The World's Ugliest Dog Contest celebrates its 25th anniversary today at the Sonoma-Marin Fair in Petaluma, Calif. Twenty-five plus "beauty challenged dogs are foregoing their usual beauty regimens in preparation," according to producer Vicki DeArmon.
"They are so ugly they are cute," DeArmon told Discovery News.
This year's contenders include pedigree and mutt mixes of Chihuahua, Chinese Crested, Boxer, Terrier, Pug, Poodle and Peruvian.
Chupee and other competitors are vying for a $1500 cash prize, a trophy "and an instant launch into worldwide acclaim," DeArmon said.

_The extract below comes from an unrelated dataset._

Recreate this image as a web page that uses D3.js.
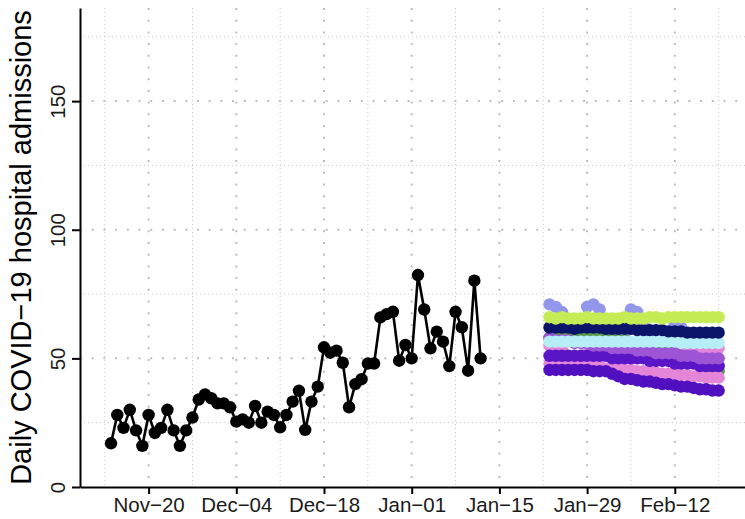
<!DOCTYPE html>
<html>
<head>
<meta charset="utf-8">
<script src="https://cdn.jsdelivr.net/npm/d3@7"></script>
<style>
  html, body { margin: 0; padding: 0; background: #fff; }
  svg { display: block; font-family: "Liberation Sans", Arial, sans-serif; }
</style>
</head>
<body>
<svg id="chart" width="745" height="519"></svg>
<script>
// ---------------- DATA ----------------
const observedStart = "2020-11-14";
const observed = [17,28,23,30,22,16,28,21,23,30,22,16,22,27,34,36,34.5,32.5,32.5,31,
                  25.4,26.3,25,31.5,25,29.3,28,23.2,28,33.2,37.4,22.2,33.2,39,54.3,52.2,53,48.3,31,40,
                  41.9,48,48,65.9,67.2,68.1,49.1,55.2,50,82.4,69,53.9,60.4,56.5,47,68.1,62.1,45.2,80.2,50];

const forecastStart = "2021-01-23";
const periwinkle  = [71,70,68,63,60,59,70, 71,69,64,60,58,60,69, 68,63,58,55,54,57,63, 62,57,52,49,46,45,47];
const pinkUpper   = [55,55,54,57,59,60,55, 54,54,54,54,54,54,54, 54,54,54,54,54,54,54, 54,54,54,54,54,54,54];
const greenSeries = [58,58,59,59,59,59,59, 59,59,58,58,57,57,56, 56,55,55,54,53,53,52, 51,50,49,48,47,46,45];
const pinkLower   = [48,48,48,48,48,47,47, 47,47,46,46,46,45.5,45.5, 45,45,45,44.5,44,44,44, 43.5,43.5,43,43,42.5,42.5,42.5];
const indigoLower = [45.5,45.5,45.5,45.5,45.5,45.5,45.5, 45,45,45,44,43,42,42, 41.5,41,41,40.5,40,40,39.5, 39,39,38.5,38,38,37.5,37.5];
const indigoUpper = [51,51,51,51,51,51,51, 51,51,51,50,50,50,50, 50,50,49,49,49,49,48, 48,48,48,47,47,47,47];
const violet      = [58,57,57,57,56,56,56, 55,55,55,54,54,54,54, 53,53,53,52,52,52,52, 51,51,51,50,50,50,50];
const cyan        = [56.5,56.5,56.5,56.5,56.5,56.5,56.5, 56.5,56.5,56.5,56.5,56.5,56.5,56.5, 56.5,56.5,56.5,56.5,56.5,56.5,56.5, 56,56,56,56,56,56,56];
const navy        = [62,62,62,62,61.5,62,62, 62,62,61.5,61.5,61.5,61.5,61.5, 61,61,61,61,61,60.5,60.5, 60.5,60,60,60,60,60,60];
const yellowGreen = [66,65.5,66,65.5,65.5,65.5,66, 65.5,65.5,65.5,65.5,65.5,66,65.5, 65.5,65.5,66,66,65.5,66,66, 66,66,66,66,66,66,66];

const seriesNames  = ["periwinkle","pinkUpper","green","pinkLower","indigoLower","indigoUpper","violet","cyan","navy","yellowGreen"];
const seriesValues = [periwinkle, pinkUpper, greenSeries, pinkLower, indigoLower, indigoUpper, violet, cyan, navy, yellowGreen];
const seriesColors = ["#9397ea","#e585d8","#5b9b4c","#e585d8","#5010c0","#5a16c6","#9d55d6","#b5eef6","#0a1468","#c6ec55"];

const xTickDates = ["2020-11-20","2020-12-04","2020-12-18","2021-01-01","2021-01-15","2021-01-29","2021-02-12"];
const xMinorDates = ["2020-11-13","2020-11-27","2020-12-11","2020-12-25","2021-01-08","2021-01-22","2021-02-05","2021-02-19"];
const yTicks = [0, 50, 100, 150];
const yMinor = [25, 75, 125, 175];
const yTitle = "Daily COVID\u221219 hospital admissions";

// ---------------- SCALES ----------------
const svg = d3.select("#chart");
const parse = d3.utcParse("%Y-%m-%d");
const pLeft = 80, pRight = 745, pTop = 8, pBottom = 487;

const xBase = d3.scaleUtc()
  .domain([parse("2020-11-20"), parse("2021-02-12")])
  .range([148.6, 674.8]);
const x = d3.scaleUtc()
  .domain([xBase.invert(pLeft), xBase.invert(pRight)])
  .range([pLeft, pRight]);
const y = d3.scaleLinear().domain([0, 186.2]).range([pBottom, pTop]);

// ---------------- GRID ----------------
const grid = svg.append("g");
grid.append("g").selectAll("line").data(yMinor).join("line")
  .attr("x1", pLeft).attr("x2", pRight)
  .attr("y1", d => y(d)).attr("y2", d => y(d))
  .attr("stroke", "#c8c8c8").attr("stroke-width", 1).attr("stroke-dasharray", "1,3");
grid.append("g").selectAll("line").data(xMinorDates.map(parse)).join("line")
  .attr("y1", pTop).attr("y2", pBottom)
  .attr("x1", d => x(d)).attr("x2", d => x(d))
  .attr("stroke", "#c8c8c8").attr("stroke-width", 1).attr("stroke-dasharray", "1,3");
grid.append("g").selectAll("line").data(yTicks.filter(d => d > 0)).join("line")
  .attr("x1", pLeft).attr("x2", pRight)
  .attr("y1", d => y(d)).attr("y2", d => y(d))
  .attr("stroke", "#bdbdbd").attr("stroke-width", 2).attr("stroke-dasharray", "2,9.7");
grid.append("g").selectAll("line").data(xTickDates.map(parse)).join("line")
  .attr("y1", pTop).attr("y2", pBottom)
  .attr("x1", d => x(d)).attr("x2", d => x(d))
  .attr("stroke", "#bdbdbd").attr("stroke-width", 2).attr("stroke-dasharray", "2,9.7");

// ---------------- FORECAST SERIES ----------------
const fStart = parse(forecastStart);
const line = d3.line().x(d => x(d.date)).y(d => y(d.value));
seriesValues.forEach((vals, i) => {
  const pts = vals.map((v, k) => ({date: d3.utcDay.offset(fStart, k), value: v}));
  const g = svg.append("g").attr("class", seriesNames[i]);
  g.append("path").datum(pts).attr("d", line)
    .attr("fill", "none").attr("stroke", seriesColors[i]).attr("stroke-width", 2.6);
  g.selectAll("circle").data(pts).join("circle")
    .attr("cx", d => x(d.date)).attr("cy", d => y(d.value)).attr("r", 6.2)
    .attr("fill", seriesColors[i]);
});

// ---------------- OBSERVED ----------------
const oStart = parse(observedStart);
const obs = observed.map((v, k) => ({date: d3.utcDay.offset(oStart, k), value: v}));
svg.append("path").datum(obs).attr("d", line)
  .attr("fill", "none").attr("stroke", "#000").attr("stroke-width", 2.6);
svg.append("g").selectAll("circle").data(obs).join("circle")
  .attr("cx", d => x(d.date)).attr("cy", d => y(d.value)).attr("r", 6.2)
  .attr("fill", "#000");

// ---------------- AXES ----------------
const fmt = d => d3.utcFormat("%b")(d) + "\u2212" + d3.utcFormat("%d")(d);
const xAxis = svg.append("g").attr("transform", `translate(0,${pBottom})`)
  .call(d3.axisBottom(x).tickValues(xTickDates.map(parse)).tickFormat(fmt).tickSize(7).tickSizeOuter(0));
xAxis.select(".domain").attr("stroke", "#000").attr("stroke-width", 2);
xAxis.selectAll(".tick line").attr("stroke", "#000").attr("stroke-width", 2);
xAxis.selectAll(".tick text").attr("y", 25).attr("dy", 0)
  .attr("font-size", 20.5).attr("fill", "#1a1a1a").attr("font-family", "Liberation Sans, Arial, sans-serif");

const yAxis = svg.append("g").attr("transform", `translate(${pLeft},0)`)
  .call(d3.axisLeft(y).tickValues(yTicks).tickSize(8).tickSizeOuter(0));
yAxis.select(".domain").attr("stroke", "#000").attr("stroke-width", 2);
yAxis.selectAll(".tick line").attr("stroke", "#000").attr("stroke-width", 2);
yAxis.selectAll(".tick text")
  .attr("x", 0).attr("y", 0).attr("dy", 0)
  .attr("transform", "translate(-15,0) rotate(-90)")
  .attr("text-anchor", "middle")
  .attr("font-size", 20.5).attr("fill", "#1a1a1a").attr("font-family", "Liberation Sans, Arial, sans-serif");

svg.append("text")
  .attr("transform", `translate(31,${(pTop + pBottom) / 2}) rotate(-90)`)
  .attr("text-anchor", "middle")
  .attr("font-size", 29).attr("fill", "#000")
  .text(yTitle);
</script>
</body>
</html>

"The dogs are judged on their initial horror effect on the audience," shared DeArmon, who is the author of the recently published "World's Ugliest Dogs: The Official World's Ugliest Dog Contest Book."
"They are also judged on their personality, such as how the dog struts across the stage or how its tail wags during the competition."
Human breeding efforts have, in many cases, resulted in some of the "ugly" breed characteristics and health problems of certain dogs. Many of the competing dogs, however, were adopted from shelters.
At least one former World's Ugliest Dog has an actor's guild card and has starred in horror movies, DeArmon shared. "Media interest in this contest has been phenomenal," she said. "Dogs become famous overnight."
All dogs must enter a prequalifying round to ensure that "they are truly ugly before they take the stage." DeArmon said that sometimes she and others cannot even tell if candidates in the "mutt" category are really dogs or not, so that's yet another matter that must be confirmed in advance.
Owners must provide veterinarian documentation that their dogs are healthy when registering. The fair additionally conducts on-site vet checks on the day of the contest.
Rascal is "ugly dog royalty," according to DeArmon. Both his mother and grandmother formerly held the World's Ugliest Dog title.
More than 50 percent of the contestants have never competed before. In past contests, the winner is usually a wild card from the new entries. Last year, a dog from the U.K. -- bedecked in a Union Jack -- won over the audience.
"The contest keeps getting bigger and better every year," said DeArmon. "The dogs seem to be getting uglier too."